# Does this series converege?

1. Feb 10, 2008

### Mattofix

1. The problem statement, all variables and given/known data

The series is shown in the answer

3. The attempt at a solution

2. Feb 10, 2008

### Mattofix

i feel like im going in the totally wrong direction - if so please can someone please point me the right way.

3. Feb 10, 2008

### Dick

Expand the denominator first. The n^2 terms cancel so the denominator is basically proportional to n. The numerator, I think, tends to 1. Do you agree? So do you think it converges or diverges?

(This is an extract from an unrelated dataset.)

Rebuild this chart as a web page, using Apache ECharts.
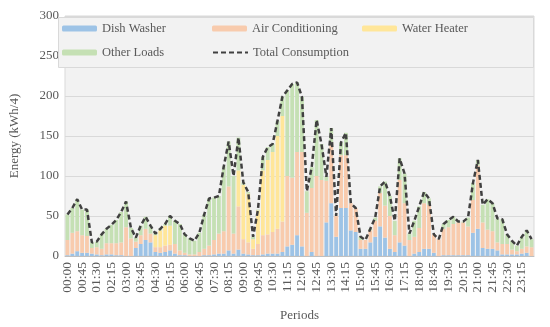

It's good to have opinion to organize the strategy before you start trying to prove anything.

4. Feb 10, 2008

### rootX

I am getting:

1+exp(-n)
----------
4n.e^n

Now, using ratio test I can prove that 1/(4n.e^n) is converging, and I also know that 1+exp(-n) is converging so that means there product is converging?

My Second approach

lim n--> inf (this series)/ [(1+exp(n))/exp(n)] is equal to 0, so this is equivalent to:
exp(n)+1
----------
exp(n)

now this seems wrong because my series does not converge. What have done wrong here?

5. Feb 11, 2008

### Dick

The nth term in the series is (1+e^(-n))/((n+1)^2-(n-1)^2). The denominator is 4n. The numerator converges to one. It's begging for a comparison test.

6. Feb 11, 2008

### Mattofix

thanks.

(1+exp(-n))/4n > 1/4n

and since 1/4n diverges so must the series.